Karimi: I, however, disagree with these experts and believe that the October 7 attack and the subsequent Gaza war are still within the framework of the existing “post-polar” order, and therefore, there haven’t been any significant changes in international relations.
After the collapse of the Soviet Union and the bipolar order, or the East-West bloc, the United States thought it could single-handedly manage the world, thus entering a unipolar world. However, it gradually became clear that managing the world in a unipolar manner was an illusion. The US itself realized this reality after the Persian Gulf War. In other words, the world is in a post-unipolar order where there is no single dominant power that can lead the world. In this order, various actors have entered the scene, and non-state actors have also become players, including anti-security groups like Daesh (ISIS).
The October 7 attack revealed the weakening of the positions of international powers and organizations. There are global powers and organizations, but their determining power has been weakened. The October 7 attack on Israel was not carried out by a state, but by a political-military movement, confirming that in the post-unipolar order, these non-state organizations also have determining power.
What are the characteristics of this post-unipolar order? Does it serve the interests of more countries, or do major powers still reap the most benefits?
One of the key features of the post-unipolar order is the geographical relocation of power. In other words, power or the exercise of power is no longer limited to a specific region, such as the West. Instead, multiple actors are playing roles in different parts of the world on various issues. Another characteristic of this era is that we no longer see long-term alliances or fixed strategic partners. Rather, we see issue-based alliances, where two countries or actors may be united on one issue while simultaneously disagreeing and competing on another. Furthermore, power has become more diffuse, extending beyond traditional hard power to include cultural, normative, and symbolic power. International actors are no longer limited to states and international organizations; new players have entered the scene.
Do you think this post-unipolar order will continue, or will the two major crises, the Ukraine and Gaza wars, change its trajectory?

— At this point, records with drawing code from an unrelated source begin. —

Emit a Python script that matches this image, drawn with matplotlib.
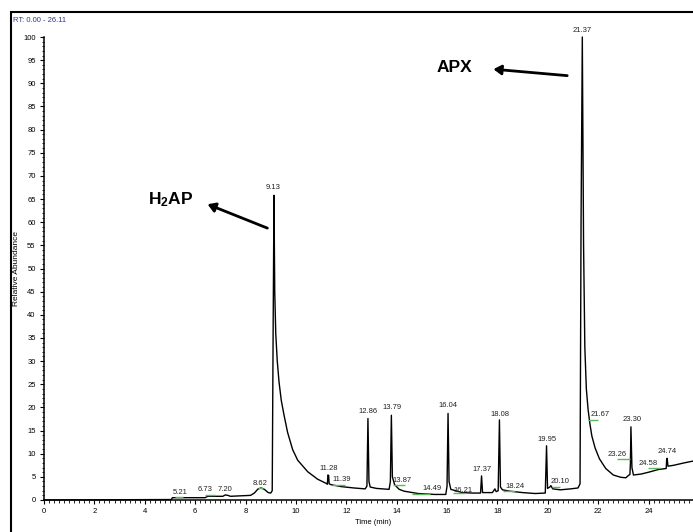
import numpy as np
import matplotlib
matplotlib.use("Agg")
import matplotlib.pyplot as plt
from matplotlib.patches import Rectangle
from matplotlib.ticker import MultipleLocator

plt.rcParams["font.family"] = ["Liberation Sans", "DejaVu Sans"]
plt.rcParams["mathtext.fontset"] = "custom"
plt.rcParams["mathtext.rm"] = "Liberation Sans"
plt.rcParams["mathtext.bf"] = "Liberation Sans:bold"

# chromatogram trace (retention time, relative abundance)
rt = [0.0, 5.05, 5.1, 6.4, 6.5, 7.1, 7.2, 7.3, 7.4, 8.2, 8.35, 8.5, 8.62, 8.75, 8.9, 9.0,
      9.06, 9.10, 9.13, 9.16, 9.20, 9.26, 9.33, 9.42, 9.53, 9.67, 9.87, 10.07, 10.47, 10.86,
      11.20, 11.25, 11.27, 11.30, 11.32, 11.40, 11.79, 12.3, 12.75, 12.82, 12.86, 12.90,
      12.95, 13.2, 13.7, 13.75, 13.79, 13.83, 13.92, 14.1, 14.3, 14.85, 15.5, 15.95, 16.0,
      16.04, 16.08, 16.15, 16.6, 17.0, 17.33, 17.37, 17.41, 17.8, 17.9, 17.95, 18.03,
      18.08, 18.12, 18.2, 18.5, 19.0, 19.5, 19.9, 19.95, 19.99, 20.08, 20.12, 20.2, 20.5,
      20.9, 21.2, 21.28, 21.32, 21.37, 21.42, 21.47, 21.53, 21.60, 21.67, 21.75, 21.88,
      22.05, 22.3, 22.6, 22.9, 23.1, 23.2, 23.26, 23.28, 23.30, 23.34, 23.4, 23.7, 24.0,
      24.4, 24.7, 24.72, 24.74, 24.77, 25.0, 25.4, 25.76, 26.11]
abundance = [0.0, 0.1, 0.5, 0.5, 0.8, 0.8, 1.1, 1.0, 0.8, 1.0, 1.5, 2.4, 2.6, 2.3, 1.6, 1.5,
             2.0, 40, 65.8, 45, 36, 30, 25.5, 21.5, 18.3, 14.6, 10.9, 8.6, 6.1, 4.5,
             3.6, 3.4, 5.4, 5.3, 3.5, 3.3, 2.9, 2.6, 2.4, 3.0, 17.6, 4.0,
             2.8, 2.5, 2.3, 4.0, 18.3, 5.0, 3.3, 2.3, 1.9, 1.4, 1.2, 1.2, 3.0,
             18.7, 4.0, 2.3, 1.6, 1.5, 1.5, 5.2, 1.6, 1.6, 2.4, 1.8, 2.0,
             17.3, 2.8, 2.2, 1.9, 1.6, 1.4, 1.5, 11.7, 2.5, 2.8, 3.1, 2.4, 2.2,
             2.4, 2.6, 3.5, 60, 100, 55, 33, 24, 19.5, 16.5, 13.8, 11.2,
             8.9, 6.8, 5.4, 4.9, 4.8, 5.3, 5.5, 8.0, 15.8, 7.0, 5.4, 5.6, 6.0,
             6.6, 6.8, 8.8, 9.0, 7.3, 7.5, 8.0, 8.4, 8.6]

# peak labels: text, label x, label y
peak_text = ["5.21", "6.73", "7.20", "8.62", "9.13", "11.28", "11.39", "12.86", "13.79",
             "13.87", "14.49", "16.04", "16.21", "17.37", "18.08", "18.24", "19.95", "20.10",
             "21.37", "21.67", "23.30", "23.26", "24.58", "24.74"]
peak_x = [5.40, 6.39, 7.19, 8.57, 9.11, 11.31, 11.82, 12.85, 13.80, 14.20, 15.39, 16.05,
          16.65, 17.38, 18.10, 18.70, 19.98, 20.48, 21.35, 22.07, 23.33, 22.74, 23.99, 24.72]
peak_y = [1.6, 2.2, 2.2, 3.5, 67.4, 6.8, 4.5, 19.1, 20.0, 4.3, 2.5, 20.5,
          2.0, 6.6, 18.4, 3.0, 13.0, 4.0, 101.5, 18.4, 17.3, 9.9, 7.9, 10.4]

# green integration baselines: start, end, level
base_x0 = [5.20, 6.39, 8.50, 11.42, 13.87, 14.60, 16.24, 18.23, 20.15, 21.61, 22.73, 23.99]
base_x1 = [5.53, 6.79, 8.70, 11.95, 14.33, 15.32, 16.70, 18.70, 20.48, 22.00, 23.26, 24.45]
base_y = [0.6, 1.1, 2.5, 3.2, 3.2, 1.4, 1.6, 1.9, 2.9, 17.2, 8.8, 6.9]

x_ticks = list(range(0, 25, 2))

W, H = 693, 532
fig = plt.figure(figsize=(W / 100, H / 100), dpi=100)
ax = fig.add_axes([44 / W, 32 / H, 26.11 * 25.19 / W, 463 / H])

ax.plot(rt, abundance, color="black", lw=1.0, clip_on=False)
ax.hlines(base_y, base_x0, base_x1, color="#5cb85c", lw=1.0)
for t, x, y in zip(peak_text, peak_x, peak_y):
    ax.text(x, y, t, fontsize=5.5, color="#222222", ha="center", va="center")

ax.set_xlim(0, 26.11)
ax.set_ylim(0, 100)
ax.spines["top"].set_visible(False)
ax.spines["right"].set_visible(False)
ax.spines["left"].set_linewidth(1.1)
ax.spines["bottom"].set_linewidth(1.1)
ax.set_xticks(x_ticks)
ax.xaxis.set_minor_locator(MultipleLocator(0.2))
ax.yaxis.set_major_locator(MultipleLocator(5))
ax.yaxis.set_minor_locator(MultipleLocator(1))
ax.tick_params(which="major", length=3, width=0.8, labelsize=5.5, pad=3)
ax.tick_params(which="minor", length=1.8, width=0.6)
ax.set_xlabel("Time (min)", fontsize=5.5, labelpad=3)
ax.set_ylabel("Relative Abundance", fontsize=6)
ax.yaxis.set_label_coords(-24 / 657.7, 0.5)

ax.text(5.02, 64.8, r"$\mathbf{H_2AP}$", fontsize=12.5, ha="center", va="center")
ax.text(16.28, 93.5, "APX", fontsize=12.5, fontweight="bold", ha="center", va="center")
ax.annotate("", xy=(6.39, 64.1), xytext=(8.97, 58.5),
            arrowprops=dict(arrowstyle="-|>,head_length=0.45,head_width=0.28",
                            color="black", lw=2))
ax.annotate("", xy=(17.73, 93.1), xytext=(20.88, 91.6),
            arrowprops=dict(arrowstyle="-|>,head_length=0.45,head_width=0.28",
                            color="black", lw=2))

fig.patches.append(Rectangle((11 / W, -0.2), 1.2, 1.2 - 12 / H, transform=fig.transFigure,
                             fill=False, edgecolor="black", lw=1.5))
fig.text(13 / W, 1 - 20 / H, "RT: 0.00 - 26.11", fontsize=5.5, color="#2b3a8c",
         ha="left", va="center")

fig.savefig("out.png", dpi=100)
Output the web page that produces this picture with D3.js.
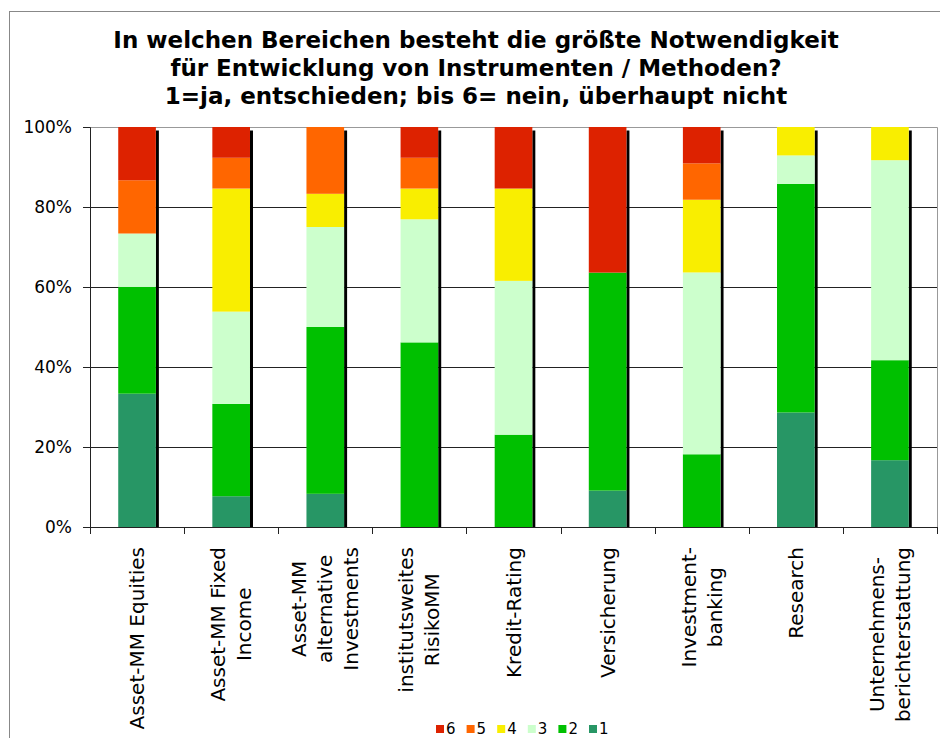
<!DOCTYPE html>
<html>
<head>
<meta charset="utf-8">
<script src="https://cdn.jsdelivr.net/npm/d3@7"></script>
<style>
  body { margin: 0; background: #fff; }
  text { font-family: "DejaVu Sans", Verdana, sans-serif; fill: #000; }
</style>
</head>
<body>
<svg class="chart"></svg>
<script>
var svgWidth = 940,
    svgHeight = 738,
    margin = {top: 127, right: 3, bottom: 211, left: 90},
    width = svgWidth - margin.left - margin.right,
    height = svgHeight - margin.top - margin.bottom;

// categories (line breaks as in the original labels)
var categories = [
    ['Asset-MM Equities'],
    ['Asset-MM Fixed', 'Income'],
    ['Asset-MM', 'alternative', 'Investments'],
    ['institutsweites', 'RisikoMM'],
    ['Kredit-Rating'],
    ['Versicherung'],
    ['Investment-', 'banking'],
    ['Research'],
    ['Unternehmens-', 'berichterstattung']
];

// share of answers per level (percent), 1 = ja, entschieden ... 6 = nein, überhaupt nicht
var answer1 = [33.3, 7.7, 8.3, 0, 0, 9.1, 0, 28.6, 16.7];
var answer2 = [26.7, 23.1, 41.7, 46.2, 23.1, 54.5, 18.2, 57.1, 25.0];
var answer3 = [13.3, 23.1, 25.0, 30.8, 38.5, 0, 45.5, 7.1, 50.0];
var answer4 = [0, 30.8, 8.3, 7.7, 23.1, 0, 18.2, 7.1, 8.3];
var answer5 = [13.3, 7.7, 16.7, 7.7, 0, 0, 9.1, 0, 0];
var answer6 = [13.3, 7.7, 0, 7.7, 15.4, 36.4, 9.1, 0, 0];

var seriesKeys = ['1', '2', '3', '4', '5', '6'];
var legendKeys = ['6', '5', '4', '3', '2', '1'];
var yTicks = [0, 0.2, 0.4, 0.6, 0.8, 1];

var titleLines = [
    'In welchen Bereichen besteht die größte Notwendigkeit',
    'für Entwicklung von Instrumenten / Methoden?',
    '1=ja, entschieden; bis 6= nein, überhaupt nicht'
];

var colors = {'1': '#279665', '2': '#00c000', '3': '#ccffcc', '4': '#f9ee00', '5': '#ff6600', '6': '#dd2200'};

var seriesValues = {'1': answer1, '2': answer2, '3': answer3, '4': answer4, '5': answer5, '6': answer6};
var tableData = categories.map(function(c, i) {
    var row = {cat: c.join(' ')};
    seriesKeys.forEach(function(k) { row[k] = seriesValues[k][i]; });
    return row;
});

var stacked = d3.stack().keys(seriesKeys).offset(d3.stackOffsetExpand)(tableData);

var xScale = d3.scaleBand()
        .domain(tableData.map(function(d) { return d.cat; }))
        .range([0, width])
        .paddingInner(0.6)
        .paddingOuter(0.3),
    yScale = d3.scaleLinear().domain([0, 1]).range([height, 0]);

var root = d3.select('.chart')
    .attr('width', svgWidth)
    .attr('height', svgHeight);

// outer frame
root.append('rect')
    .attr('x', 9.5).attr('y', 11.5)
    .attr('width', svgWidth).attr('height', svgHeight)
    .attr('fill', 'none').attr('stroke', '#888');

// title
root.append('text')
    .attr('text-anchor', 'middle')
    .style('font-weight', 'bold')
    .style('font-size', '23px')
    .selectAll('tspan')
    .data(titleLines)
    .enter().append('tspan')
        .attr('x', 476)
        .attr('y', function(d, i) { return 48 + i * 28; })
        .text(function(d) { return d; });

var svg = root.append('g')
    .attr('transform', 'translate(' + margin.left + ',' + margin.top + ')');

// gridlines
svg.append('g').selectAll('line')
    .data(yTicks.slice(1, -1))
    .enter().append('line')
        .attr('x1', 0).attr('x2', width)
        .attr('y1', function(d) { return Math.round(yScale(d)) + 0.5; })
        .attr('y2', function(d) { return Math.round(yScale(d)) + 0.5; })
        .attr('stroke', '#222');

// plot frame (top and right)
svg.append('path')
    .attr('d', 'M0,0.5H' + (width + 0.5) + 'V' + height)
    .attr('fill', 'none').attr('stroke', '#999');

// bar shadows
var barShadow = 3.5;
svg.append('g').selectAll('rect')
    .data(tableData)
    .enter().append('rect')
        .attr('x', function(d) { return xScale(d.cat) + xScale.bandwidth(); })
        .attr('y', yScale(1) + barShadow)
        .attr('width', 3)
        .attr('height', height - barShadow)
        .attr('fill', '#000');

// stacked bars
var layers = svg.append('g').selectAll('g')
    .data(stacked)
    .enter().append('g')
        .attr('fill', function(d) { return colors[d.key]; });

layers.selectAll('rect')
    .data(function(d) { return d; })
    .enter().append('rect')
        .attr('x', function(d) { return xScale(d.data.cat); })
        .attr('y', function(d) { return yScale(d[1]); })
        .attr('width', xScale.bandwidth())
        .attr('height', function(d) { return yScale(d[0]) - yScale(d[1]); });

// y axis
var yAxis = d3.axisLeft(yScale)
    .tickValues(yTicks)
    .tickSize(7)
    .tickPadding(11)
    .tickFormat(d3.format('.0%'));

svg.append('g')
    .attr('class', 'yaxis')
    .call(yAxis)
    .call(function(g) {
        g.select('.domain').attr('stroke', '#222');
        g.selectAll('.tick line').attr('stroke', '#222');
        g.selectAll('.tick text').style('font-size', '17px').attr('font-family', null).attr('fill', '#000');
    });

// x axis (ticks between categories)
var step = xScale.step();
svg.append('line')
    .attr('x1', 0).attr('x2', width)
    .attr('y1', height + 0.5).attr('y2', height + 0.5)
    .attr('stroke', '#222');

svg.append('g').selectAll('line')
    .data(d3.range(categories.length + 1))
    .enter().append('line')
        .attr('x1', function(i) { return Math.round(i * step) + 0.5; })
        .attr('x2', function(i) { return Math.round(i * step) + 0.5; })
        .attr('y1', height).attr('y2', height + 7)
        .attr('stroke', '#222');

// rotated category labels
var lineGap = 26;
var labels = svg.append('g').selectAll('g')
    .data(categories)
    .enter().append('g')
        .attr('transform', function(d, i) {
            return 'translate(' + (xScale(tableData[i].cat) + xScale.bandwidth() / 2) + ',' + (height + 20) + ') rotate(-90)';
        });

labels.each(function(lines) {
    var g = d3.select(this);
    var t = g.append('text').style('font-size', '20px').attr('text-anchor', 'middle');
    lines.forEach(function(line, i) {
        t.append('tspan')
            .attr('x', 0)
            .attr('y', (i - (lines.length - 1) / 2) * lineGap + 7)
            .text(line);
    });
    var w = t.node().getBBox().width;
    t.attr('transform', 'translate(' + (-w / 2) + ',0)');
});

// legend
var legend = root.append('g')
    .attr('transform', 'translate(436,725)');

var item = legend.selectAll('g')
    .data(legendKeys)
    .enter().append('g')
        .attr('transform', function(d, i) { return 'translate(' + (i * 30.6) + ',0)'; });

item.append('rect')
    .attr('width', 8).attr('height', 8)
    .attr('fill', function(d) { return colors[d]; });

item.append('text')
    .attr('x', 10).attr('y', 9)
    .style('font-size', '15px')
    .text(function(d) { return d; });
</script>
</body>
</html>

After the collapse of the Soviet Union and the bipolar order, everyone was expecting a unipolar order centered on the United States, and the period from collapse to the establishment of the unipolar order was seen as a transitional phase. However, this transitional phase lasted a long time, and it ultimately became clear that the unipolar order was an illusion. It’s now unpredictable whether a new order is emerging or not. What is clear is that the world is at a critical juncture, and international organizations and major powers are experiencing significant inaction in the face of international crises. Even other powers or actors, such as the so-called emerging powers, are also inactive in the face of the two current crises, the Gaza war and the Ukraine war.
How do you see the future of the Gaza and Ukraine conflicts, particularly the Gaza war, which has now spilled over into Lebanon and caused significant damage?
I believe that both crises will be influenced by the upcoming US presidential elections. The next US administration, whether it’s Harris or Trump, will have to take a more serious approach to addressing these conflicts. While Harris and Trump may have different scenarios in mind, the US cannot avoid dealing with these crises, especially given its ongoing competition with China.
In such circumstances, how do you think the Islamic Republic of Iran and its new government can continue to play an effective role as a regional power and secure its interests?
In my opinion, in the current tense situation, the Islamic Republic of Iran should not fall into the trap of reacting to the initiatives or plans of its opponents or enemies. It seems that so far, Iran has behaved wisely and cautiously, and despite the escalation of tensions and even confrontations with Israel, it has not fallen into Netanyahu’s trap. Netanyahu wants to expand the scope of the war to gain more political and military support from the world, especially the West, and to cover up his own crimes in Gaza and Lebanon. Iran has responded to Israel twice, but it has not gotten entangled in a war with this regime. This is a wise policy.
At the same time, the Islamic Republic must also have its own initiatives and plans. Having initiative and implementing it requires active diplomacy and presence on the regional and global stage. The fact that the Iranian foreign minister traveled to Lebanon in the midst of the insecurity prevailing in the country, and then went to Syria, means being present on the scene. Abbas Araqchi’s presence in Lebanon showed that it is possible to take initiative and be active even in the most critical situations and at the center of the crisis.